I was in the bathroom at some faraway airport putting on a fresh face of makeup and fixing my hair after an all-night journey when I heard a woman in the center of the stalls area ask another, “Is she alright?”
That’s when I heard the wailing sounds coming from inside a stall. A young black lady in jeans and a grey shirt told a young white lady in yoga pants and a T-shirt, “I asked her if there was anything I could do for her, and she said no.”
The women turned together to look back at the closed stall door, and the cries from its other side continued, rising in gulps of despair.
Several other women gathered around the stall and looked at each other, and then back at the first woman, who seemed to be the one in charge.
That first lady remained hanging around outside that door. I put on a coat of mascara but kept watch out of the corner of my eye.

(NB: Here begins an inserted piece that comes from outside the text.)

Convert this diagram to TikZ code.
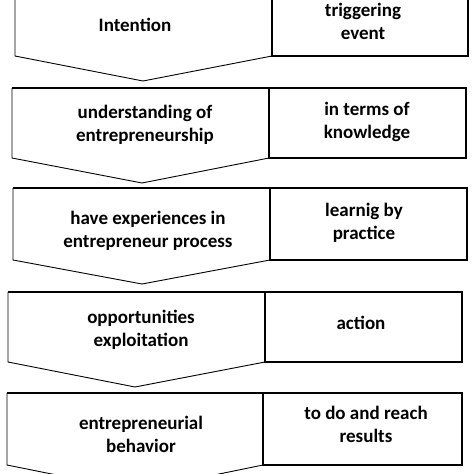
\documentclass[tikz,border=0pt]{standalone}
\usepackage{fontspec}
\setmainfont{Carlito}
\begin{document}
\begin{tikzpicture}[x=1pt,y=-1pt,
  lbl/.style={font=\bfseries\fontsize{19}{23}\selectfont, align=center, inner sep=0pt, text=black},
  outl/.style={draw=black, line width=0.9pt, line join=miter},
  rbox/.style={draw=black, line width=1.3pt}]
\useasboundingbox (0,0) rectangle (474,474);
\fill[white] (0,0) rectangle (474,474);
% Row 1
\draw[outl] (15,-5) -- (15,56) -- (143,81) -- (272,56) -- (272,-5);
\draw[rbox] (272,-5) rectangle (468,56);
% Row 2
\draw[outl] (12,88) -- (12,158) -- (142,183) -- (269,158);
\draw[rbox] (12,88) -- (466,88);
\draw[rbox] (269,88) rectangle (466,158);
% Row 3
\draw[outl] (13,188) -- (13,260) -- (142,284) -- (270,260);
\draw[rbox] (13,188) -- (467,188);
\draw[rbox] (270,188) rectangle (467,260);
% Row 4
\draw[outl] (8,292) -- (8,362) -- (135,387) -- (265,362);
\draw[rbox] (8,292) -- (462,292);
\draw[rbox] (265,292) rectangle (462,362);
% Row 5
\draw[outl] (7,393) -- (7,465) -- (136,491) -- (263,465);
\draw[rbox] (7,393) -- (462,393);
\draw[rbox] (263,393) rectangle (462,465);
% Texts
\node[lbl] (l1) at (135,25) {Intention};
\node[lbl] (r1) at (363,21.5) {triggering\\event};
\node[lbl] (l2) at (145,124.5) {understanding of\\entrepreneurship};
\node[lbl] (r2) at (367,121.5) {in terms of\\knowledge};
\node[lbl] (l3) at (148,230.5) {have experiences in\\entrepreneur process};
\node[lbl] (r3) at (364,222.5) {learnig by\\practice};
\node[lbl] (l4) at (141,329.5) {opportunities\\exploitation};
\node[lbl] (r4) at (361,323) {action};
\node[lbl] (l5) at (141,434.5) {entrepreneurial\\behavior};
\node[lbl] (r5) at (366,424.5) {to do and reach\\results};
\end{tikzpicture}
\end{document}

“Can I get you anything?” asked that first lady, arms laden with purse and coat and travel back and with a roller-bag leaning on her legs, but still vigilant outside the stall door.
“No,” came a wavery sound from inside the stall.
In front of me, stuck to the mirror, was a sticker that instructed women to be on the lookout for sex trafficking. It gave the warning signs to look out for. It gave supportive comments for women who themselves might be in that situation, and it gave a phone number to call for help.
I looked back toward the bathroom stalls.
A Japanese tourist now stood beside the first lady, looking worried, joining in on the vigil.
Other women of all ages and races came up to them. They looked at the bathroom door and consulted in whispers.
The first lady gave a final look toward the stall, then sadly walked out. She probably had a flight to catch. An older lady took her primary position outside the door, watching quietly.
The atmosphere in the restroom was tense. Women’s faces were drawn tight.
I looked again at the sticker with instructions on sex trafficking, then picked up my curling iron. I was back in the far corner, trying to keep out of everyone’s way, trying to keep my big slippery coat from falling to the floor. One of its sleeves slid into the sink and got wet.
I juggled everything quickly, trying to get the coat in order without bumping the hot curling iron into anything.
When I looked back up, the seas had parted, so to speak. The women who moments before all had seemed united with a single goal had separated to different sinks and mirrors, looking away.
In the corner by the paper towels was a woman with a red face, wiping her eyes with paper towels. Her most recent self-appointed bodyguard or caretaker, as the case may be, stood a distance behind her, watching, then quietly walked away.
The crying woman looked to be in her fifties. She had a fluffy hairdo, a top covered in a garish orange, red and pink floral design, loose khaki-colored crop pants and white sneakers with little anklet socks.
This didn’t seem to be a case of sex trafficking. Perhaps she was on her way to or from a funeral, like I was. Given the intensity of her sobs, it had to have been her mother’s funeral.
One by one, the women who had been so drawn to the outside of the crying woman’s bathroom stall finished their ablutions and walked out. I went back to making myself presentable.
About half an hour later, after I had been sitting at the gate for a while, I got up to look for a coffee shop. About two gates down, I passed the crying woman.
She was by then pulled together, face clear, no signs of tears. She was standing with three men, one or two of them about her age. The immediate impression of them was that they looked like they were ready to play golf. Or perhaps they were all tourists on a fun little vacation. They had matching luggage and some shopping bags from the duty-free shops.
It didn’t look like a mourning crowd, though who’s to say? The scene made my mind shift to a third theory. Perhaps she was having troubles with her husband. He was having an affair, or he abuses her, or she wanted to leave him but didn’t know how she’d support herself, or some such thing.
The men looked jovial and without a care in the world. They looked confident and in control. Did her family take her for granted? Were they totally unaware of her needs, her worries, her problems? Or were they the cause of them and they didn’t care?
If I had passed them without ever having encountered that woman crying with such despair in the bathroom, I wouldn’t have looked twice, other than to think they looked like the kinds of people who probably went on more and better vacations than I do.
It was an eye-opening experience. We just never know what secret troubles plague others.